Given instruction: From the opening line of the records through the line bearing "const titleText = 'Number", set down every line exactly.

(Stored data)
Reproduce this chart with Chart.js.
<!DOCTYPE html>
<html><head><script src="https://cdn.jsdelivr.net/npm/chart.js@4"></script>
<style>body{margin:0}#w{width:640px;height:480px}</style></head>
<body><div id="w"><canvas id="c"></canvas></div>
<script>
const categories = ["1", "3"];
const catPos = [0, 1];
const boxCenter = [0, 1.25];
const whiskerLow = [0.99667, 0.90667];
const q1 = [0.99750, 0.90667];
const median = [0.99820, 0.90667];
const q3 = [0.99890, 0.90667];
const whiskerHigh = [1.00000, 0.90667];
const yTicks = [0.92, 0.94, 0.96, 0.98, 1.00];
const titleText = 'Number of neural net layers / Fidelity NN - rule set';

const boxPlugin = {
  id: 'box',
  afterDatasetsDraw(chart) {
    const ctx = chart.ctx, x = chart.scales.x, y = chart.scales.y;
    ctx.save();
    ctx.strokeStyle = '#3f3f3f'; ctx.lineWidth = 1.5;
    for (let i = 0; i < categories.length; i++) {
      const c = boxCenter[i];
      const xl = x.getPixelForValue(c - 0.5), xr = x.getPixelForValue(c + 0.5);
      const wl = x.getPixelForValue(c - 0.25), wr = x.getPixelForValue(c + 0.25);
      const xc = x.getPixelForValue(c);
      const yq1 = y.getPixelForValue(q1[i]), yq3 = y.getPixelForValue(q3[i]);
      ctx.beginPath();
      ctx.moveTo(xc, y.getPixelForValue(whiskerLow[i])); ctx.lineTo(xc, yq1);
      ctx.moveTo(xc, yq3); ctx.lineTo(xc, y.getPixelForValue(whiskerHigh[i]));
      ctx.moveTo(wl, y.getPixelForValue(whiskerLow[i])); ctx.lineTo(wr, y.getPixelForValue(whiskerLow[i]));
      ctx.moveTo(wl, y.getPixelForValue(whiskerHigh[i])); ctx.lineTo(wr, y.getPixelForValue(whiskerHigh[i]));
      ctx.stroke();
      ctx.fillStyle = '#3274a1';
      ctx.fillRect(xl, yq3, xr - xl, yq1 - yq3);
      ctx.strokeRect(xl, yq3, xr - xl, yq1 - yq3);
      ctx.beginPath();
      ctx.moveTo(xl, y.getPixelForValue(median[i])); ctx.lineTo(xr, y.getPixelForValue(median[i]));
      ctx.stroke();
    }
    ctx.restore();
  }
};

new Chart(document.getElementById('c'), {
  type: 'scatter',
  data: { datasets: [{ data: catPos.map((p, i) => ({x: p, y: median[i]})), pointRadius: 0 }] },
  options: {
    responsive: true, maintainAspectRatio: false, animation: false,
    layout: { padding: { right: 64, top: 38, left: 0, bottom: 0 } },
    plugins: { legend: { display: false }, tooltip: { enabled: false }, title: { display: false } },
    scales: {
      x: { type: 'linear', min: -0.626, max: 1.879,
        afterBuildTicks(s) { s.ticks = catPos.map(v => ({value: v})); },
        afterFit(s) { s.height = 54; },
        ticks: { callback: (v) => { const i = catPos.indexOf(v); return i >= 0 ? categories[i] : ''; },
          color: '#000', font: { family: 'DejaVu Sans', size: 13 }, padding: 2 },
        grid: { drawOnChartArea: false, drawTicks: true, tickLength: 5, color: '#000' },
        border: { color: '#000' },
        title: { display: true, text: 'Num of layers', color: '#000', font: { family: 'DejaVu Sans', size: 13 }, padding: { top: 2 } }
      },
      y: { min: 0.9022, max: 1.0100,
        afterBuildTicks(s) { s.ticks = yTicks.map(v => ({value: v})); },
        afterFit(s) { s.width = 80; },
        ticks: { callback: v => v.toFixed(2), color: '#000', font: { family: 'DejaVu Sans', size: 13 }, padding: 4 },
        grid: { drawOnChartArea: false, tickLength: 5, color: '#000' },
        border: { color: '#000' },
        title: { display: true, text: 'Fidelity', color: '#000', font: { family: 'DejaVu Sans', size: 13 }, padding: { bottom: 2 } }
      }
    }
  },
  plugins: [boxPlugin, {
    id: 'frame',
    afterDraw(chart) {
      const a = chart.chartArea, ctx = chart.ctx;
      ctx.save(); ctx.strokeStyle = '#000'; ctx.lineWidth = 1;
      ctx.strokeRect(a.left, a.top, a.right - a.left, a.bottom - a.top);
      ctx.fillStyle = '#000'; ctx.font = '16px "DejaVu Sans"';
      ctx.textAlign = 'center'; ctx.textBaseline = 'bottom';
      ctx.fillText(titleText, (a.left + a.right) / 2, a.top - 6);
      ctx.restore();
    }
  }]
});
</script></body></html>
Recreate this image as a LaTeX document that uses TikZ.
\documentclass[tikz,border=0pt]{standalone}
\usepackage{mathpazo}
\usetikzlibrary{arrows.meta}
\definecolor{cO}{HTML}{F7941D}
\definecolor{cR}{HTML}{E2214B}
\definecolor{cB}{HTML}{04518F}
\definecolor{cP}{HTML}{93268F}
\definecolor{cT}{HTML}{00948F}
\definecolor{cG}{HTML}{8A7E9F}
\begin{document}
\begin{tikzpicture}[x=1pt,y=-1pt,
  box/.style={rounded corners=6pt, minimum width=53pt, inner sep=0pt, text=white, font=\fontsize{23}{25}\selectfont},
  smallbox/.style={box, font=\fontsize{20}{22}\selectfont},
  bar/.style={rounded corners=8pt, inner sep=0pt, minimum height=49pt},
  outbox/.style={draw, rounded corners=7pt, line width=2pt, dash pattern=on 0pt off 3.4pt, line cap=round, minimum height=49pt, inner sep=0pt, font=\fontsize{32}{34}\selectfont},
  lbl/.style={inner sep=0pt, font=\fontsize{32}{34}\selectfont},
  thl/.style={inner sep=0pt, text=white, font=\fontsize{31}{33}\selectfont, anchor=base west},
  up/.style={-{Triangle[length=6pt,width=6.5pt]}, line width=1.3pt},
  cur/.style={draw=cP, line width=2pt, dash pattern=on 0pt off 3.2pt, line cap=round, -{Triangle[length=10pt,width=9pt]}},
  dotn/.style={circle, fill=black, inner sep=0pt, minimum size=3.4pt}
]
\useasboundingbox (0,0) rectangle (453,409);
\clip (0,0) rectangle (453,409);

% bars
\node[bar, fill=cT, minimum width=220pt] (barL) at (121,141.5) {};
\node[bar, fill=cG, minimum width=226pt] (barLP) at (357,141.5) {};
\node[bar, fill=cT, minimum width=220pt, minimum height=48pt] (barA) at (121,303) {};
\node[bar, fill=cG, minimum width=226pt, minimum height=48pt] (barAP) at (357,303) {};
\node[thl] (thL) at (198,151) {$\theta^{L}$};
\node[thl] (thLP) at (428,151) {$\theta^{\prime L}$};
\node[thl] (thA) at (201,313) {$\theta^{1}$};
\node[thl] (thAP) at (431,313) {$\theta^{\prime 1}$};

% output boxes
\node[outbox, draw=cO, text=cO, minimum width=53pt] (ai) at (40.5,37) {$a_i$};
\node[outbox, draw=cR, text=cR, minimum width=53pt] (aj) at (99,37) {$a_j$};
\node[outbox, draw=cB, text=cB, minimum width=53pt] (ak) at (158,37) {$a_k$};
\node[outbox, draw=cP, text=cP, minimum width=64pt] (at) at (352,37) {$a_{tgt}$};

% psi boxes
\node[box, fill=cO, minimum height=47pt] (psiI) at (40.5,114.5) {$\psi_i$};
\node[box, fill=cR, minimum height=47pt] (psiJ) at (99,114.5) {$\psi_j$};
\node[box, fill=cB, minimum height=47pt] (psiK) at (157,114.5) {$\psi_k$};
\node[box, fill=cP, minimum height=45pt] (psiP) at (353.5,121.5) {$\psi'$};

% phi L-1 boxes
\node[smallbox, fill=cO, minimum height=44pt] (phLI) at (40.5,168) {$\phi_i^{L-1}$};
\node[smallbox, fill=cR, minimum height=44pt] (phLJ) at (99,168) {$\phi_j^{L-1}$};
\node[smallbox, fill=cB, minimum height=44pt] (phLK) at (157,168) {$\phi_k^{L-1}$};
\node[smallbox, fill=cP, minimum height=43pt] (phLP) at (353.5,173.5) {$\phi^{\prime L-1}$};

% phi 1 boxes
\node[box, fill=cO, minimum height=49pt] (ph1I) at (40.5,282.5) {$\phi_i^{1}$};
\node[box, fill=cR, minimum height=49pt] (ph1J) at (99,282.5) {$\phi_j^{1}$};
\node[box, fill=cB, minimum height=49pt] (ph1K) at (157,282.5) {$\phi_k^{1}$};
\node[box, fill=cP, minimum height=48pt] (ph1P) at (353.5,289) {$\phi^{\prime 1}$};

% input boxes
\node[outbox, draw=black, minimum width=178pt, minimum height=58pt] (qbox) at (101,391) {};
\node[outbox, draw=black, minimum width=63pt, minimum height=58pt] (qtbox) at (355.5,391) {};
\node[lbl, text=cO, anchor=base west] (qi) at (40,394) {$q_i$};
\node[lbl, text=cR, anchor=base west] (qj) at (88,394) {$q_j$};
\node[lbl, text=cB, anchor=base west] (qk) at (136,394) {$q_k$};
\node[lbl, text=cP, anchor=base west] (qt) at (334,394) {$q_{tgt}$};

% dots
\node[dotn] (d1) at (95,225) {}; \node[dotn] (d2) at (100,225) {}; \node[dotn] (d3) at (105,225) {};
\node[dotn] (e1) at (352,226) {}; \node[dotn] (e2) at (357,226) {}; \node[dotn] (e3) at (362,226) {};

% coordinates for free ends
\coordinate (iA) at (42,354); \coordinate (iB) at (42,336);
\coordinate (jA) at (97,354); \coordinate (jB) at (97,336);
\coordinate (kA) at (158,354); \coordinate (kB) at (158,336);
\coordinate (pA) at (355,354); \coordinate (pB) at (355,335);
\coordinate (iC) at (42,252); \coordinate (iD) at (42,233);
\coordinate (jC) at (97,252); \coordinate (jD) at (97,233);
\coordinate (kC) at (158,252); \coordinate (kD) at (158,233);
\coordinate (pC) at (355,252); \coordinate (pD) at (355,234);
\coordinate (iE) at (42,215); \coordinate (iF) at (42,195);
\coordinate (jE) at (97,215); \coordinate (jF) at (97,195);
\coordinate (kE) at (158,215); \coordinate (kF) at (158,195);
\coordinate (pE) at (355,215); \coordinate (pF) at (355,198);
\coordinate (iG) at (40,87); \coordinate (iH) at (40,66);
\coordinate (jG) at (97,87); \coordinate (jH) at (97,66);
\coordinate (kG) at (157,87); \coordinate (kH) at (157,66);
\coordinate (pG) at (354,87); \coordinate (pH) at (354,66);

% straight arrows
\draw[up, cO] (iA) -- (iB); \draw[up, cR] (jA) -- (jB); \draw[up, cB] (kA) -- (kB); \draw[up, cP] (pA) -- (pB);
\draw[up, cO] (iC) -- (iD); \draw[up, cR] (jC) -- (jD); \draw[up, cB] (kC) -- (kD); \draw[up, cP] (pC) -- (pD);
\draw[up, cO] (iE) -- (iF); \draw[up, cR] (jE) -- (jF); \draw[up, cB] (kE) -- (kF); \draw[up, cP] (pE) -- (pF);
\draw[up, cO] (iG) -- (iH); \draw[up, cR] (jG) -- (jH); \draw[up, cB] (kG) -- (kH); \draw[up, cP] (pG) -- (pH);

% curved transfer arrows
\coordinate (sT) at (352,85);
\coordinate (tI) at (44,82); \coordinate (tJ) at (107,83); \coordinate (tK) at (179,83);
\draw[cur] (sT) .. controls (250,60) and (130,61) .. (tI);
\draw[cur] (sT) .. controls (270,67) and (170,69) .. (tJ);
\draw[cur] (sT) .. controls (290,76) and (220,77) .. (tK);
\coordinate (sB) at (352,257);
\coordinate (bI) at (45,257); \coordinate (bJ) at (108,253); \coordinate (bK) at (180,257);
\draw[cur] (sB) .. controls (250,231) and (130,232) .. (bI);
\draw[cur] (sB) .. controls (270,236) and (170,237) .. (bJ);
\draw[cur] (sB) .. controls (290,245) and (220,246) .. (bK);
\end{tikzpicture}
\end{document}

Response below:
Reproduce this chart with Chart.js.
<!DOCTYPE html>
<html><head><script src="https://cdn.jsdelivr.net/npm/chart.js@4"></script>
<style>body{margin:0}#w{width:640px;height:480px}</style></head>
<body><div id="w"><canvas id="c"></canvas></div>
<script>
const categories = ["1", "3"];
const catPos = [0, 1];
const boxCenter = [0, 1.25];
const whiskerLow = [0.99667, 0.90667];
const q1 = [0.99750, 0.90667];
const median = [0.99820, 0.90667];
const q3 = [0.99890, 0.90667];
const whiskerHigh = [1.00000, 0.90667];
const yTicks = [0.92, 0.94, 0.96, 0.98, 1.00];
const titleText = 'Number of neural net layers / Fidelity NN - rule set';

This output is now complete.